My memories of President Donald Trump’s first inauguration, back in 2017, are still burned into my brain.
I was working for D.C.’s storied alt-weekly, Washington City Paper, and was assigned to cover the many inauguration protests around the city that day. I biked around downtown, stopping to interview various Trump supporters and protesters, until I found one of the larger protests marching toward the National Mall. I was no stranger to covering protests — social justice was one of my main beats, which had me covering large and small demonstrations throughout D.C., almost weekly. But this day was different.
For weeks, the fear, anxiety and tension of the incoming Trump administration had evolved into righteous anger. D.C. may be a transient city — and one that’s often (and wrongly) portrayed as nothing more than the playground for the politicos and their staff in Congress — but for the hundreds of thousands of people who call it home, there’s a sense of pride and ownership about it.
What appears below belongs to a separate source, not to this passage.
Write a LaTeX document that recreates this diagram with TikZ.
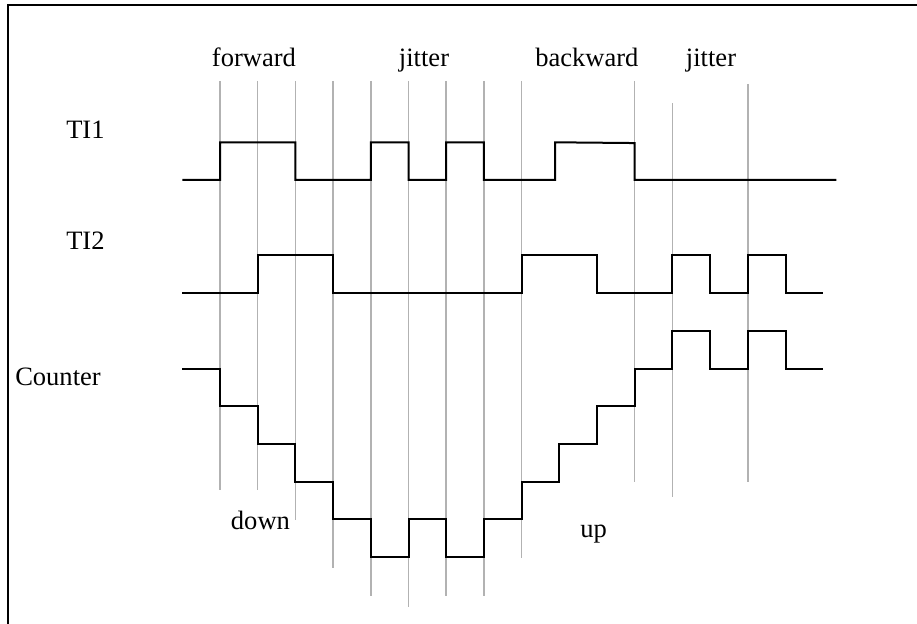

From go-go to mumbo sauce to the Washington Color School, the city has a rich, storied cultural history and one that its people fiercely fight to preserve. And so, with the threat of the incoming administration, people took the streets to let Trump know: you’re not welcome.
At times, it felt like the people protesting the inauguration outnumbered the people actually attending it (which may have been the case!). At a certain point, the protest I was following — which would later be known as the DisruptJ20 protest — was violently attacked by police, who eventually kettled them to the corner of 12th and H Streets NW. I stood there, along with a slew of reporters, watching police drag and arrest dozens of protesters one by one.
And then all hell broke loose.
Pro-Trump supporters started pushing protesters. A skirmish broke out. Hundreds of riot police went into action, pepper-spraying peaceful protesters and firing tear gas, pepper balls and flash-bang grenades into the crowds. It was a grisly scene and one that, in my eyes, came to define the next four years.
I wasn’t at Monday’s inauguration, but from the coverage I read, the scene seemed a stark opposite of Trump’s 2017 inauguration. On Saturday, two days before the inauguration, thousands of people marched on the National Mall for The People’s March. But in all, the protests were markedly quieter than before.
The cynical reading of this is that it’s because Trumpism won and people, even those who don’t support him, have accepted this new reality. I don’t think that’s accurate. To me, it feels like the resistance to the second Trump term isn’t so much a “take to the streets” approach than it is a more thoughtful and organized opposition using legal means to fight back. There’s a network of pro-democracy organizations that spent years preparing for this moment and are challenging Trump’s flurry of executive orders in the courts almost as soon as they’re signed. That’s huge.